What people in the community seemed to want is a single project that addresses the single most pressing need at this time.
They got it with this proposal. This plan fits like a suit purchased and tailored at Sporleders back in the day. It feels right for Walla Walla.
The proposal is well thought out. A new, 25,000-square-foot science building with 10 classrooms of 1,500 square-feet would be located in the parking lot between the current science building and the vocational building.
One of the most challenging aspects of school construction is finding room to put the displaced students when the work begins. In this case, that won’t be necessary.
The old science building can be used until the new building is ready to open. And after the science classes move out, it won’t go to waste.
It will be used in the future for other programs such as math, digital media and art.
As the students begin to migrate to College Place High School (starting next year with about 80 freshmen) the classes now housed in the 16 portables on the edges of campus can be moved into one of the main buildings. Eventually about 350 students will attend CPHS rather than Wa-Hi.
The proposal gives district officials time to adjust to the loss of students and plan for remodeling or construction based on actual number of CPHS students lost.
The cost to taxpayers is about 30 cents for every $1,000 of assessed home value. That’s $60 a year for a family with a $200,000 home. Taxpayers are now paying $1.25 per thousand for the Edison school bond. That will be paid off at the end of 2018.
Whether more Wa-Hi construction will be pitched when the Edison payment is gone is anybody’s guess, but it seems certain nothing new will be proposed until at least then.

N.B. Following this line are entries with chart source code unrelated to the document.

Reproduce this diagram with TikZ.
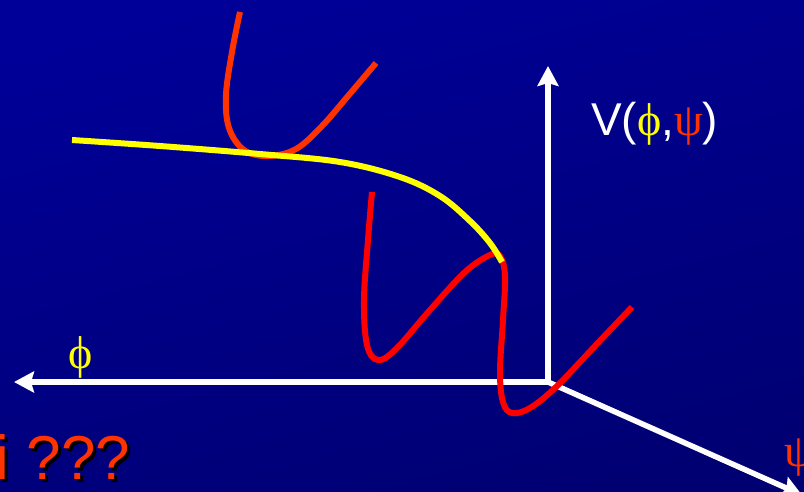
\documentclass[tikz,border=0pt]{standalone}
\usepackage{fontspec}
\setmainfont{Liberation Sans}
\newfontfamily\symfont{Liberation Serif}
\usepackage{tikz}
\usetikzlibrary{arrows.meta,positioning,calc}
\definecolor{bgtop}{HTML}{000099}
\definecolor{bgbot}{HTML}{000072}
\definecolor{vyellow}{HTML}{FFFF00}
\definecolor{vorange}{HTML}{FF3300}
\definecolor{vred}{HTML}{FF0000}
\tikzset{
  axisline/.style={white, line width=5.5pt, -{Stealth[length=20pt, width=21pt, inset=3pt]}},
  potcurve/.style={line width=6pt, line cap=butt},
  bigtext/.style={inner sep=0pt, font=\fontsize{46}{50}\selectfont},
}
\begin{document}
\begin{tikzpicture}[x=1pt, y=-1pt]
\useasboundingbox (0,0) rectangle (804,491);
\clip (0,0) rectangle (804,491);
\shade[top color=bgtop, bottom color=bgbot, shading angle=15] (-20,-20) rectangle (824,511);
% axes
\coordinate (O) at (548,382);
\coordinate (vtip) at (548,66);
\coordinate (phitip) at (14,382);
\coordinate (psitip) at (802,495);
\draw[axisline] (O) -- (vtip);
\draw[axisline] (O) -- (phitip);
\draw[axisline] (O) -- (psitip);
% the two wells
\draw[potcurve, vorange] plot[smooth, tension=0.6] coordinates {(240,12) (232,52) (226,95) (229,128) (244,150) (268,156) (296,149) (322,126) (348,96) (376,63)};
\draw[potcurve, vred] plot[smooth, tension=0.6] coordinates {(372,192) (368,240) (364,300) (367,345) (378,360) (396,349) (430,310) (465,272) (490,255) (500,256) (505,276) (503,320) (500,372) (503,402) (512,413) (530,408) (556,387) (595,346) (632,307)};
% valley floor
\draw[potcurve, vyellow] plot[smooth, tension=0.6] coordinates {(72,140) (160,146) (260,154) (340,162) (400,177) (440,196) (470,221) (490,243) (502,262)};
% labels
\node[bigtext, anchor=base west, white] (vlabel) at (591,135) {V(\textcolor{vyellow}{\symfont ϕ},\textcolor{vorange}{\symfont ψ})};
\node[bigtext, anchor=base, vyellow] (philabel) at (81,368) {\symfont ϕ};
\node[bigtext, anchor=base west, vorange] (psilabel) at (784,466) {\symfont ψ};
\node[inner sep=0pt, anchor=base west, black, font=\fontsize{62}{66}\selectfont] (questshadow) at (-1.6,482) {i ???};
\node[inner sep=0pt, anchor=base west, vorange, font=\fontsize{62}{66}\selectfont] (quest) at (-4.6,479) {i ???};
\end{tikzpicture}
\end{document}
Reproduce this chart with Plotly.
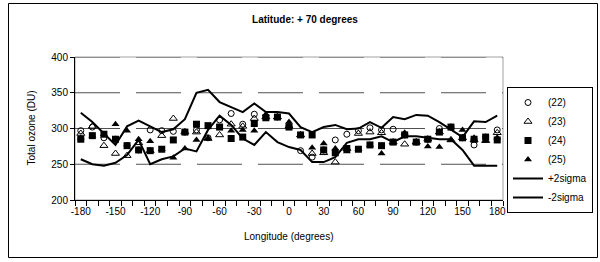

While these are all good reasons to support the bond, the most compelling is that the current facility is not acceptable to meet the needs of modern high school science courses.
It’s a mess.
Teachers, students and parents have conceded that the science education at Wa-Hi falls short, leaving some students behind in science courses when they go to college.
The rooms are too small with sections jury-rigged into makeshift labs.
The state has added more science requirements, which means even more space for science classes will have to be acquired.
A new science building solves that problem and many more.
Ballots were mailed today. We strongly urge voters to approve this bond proposal.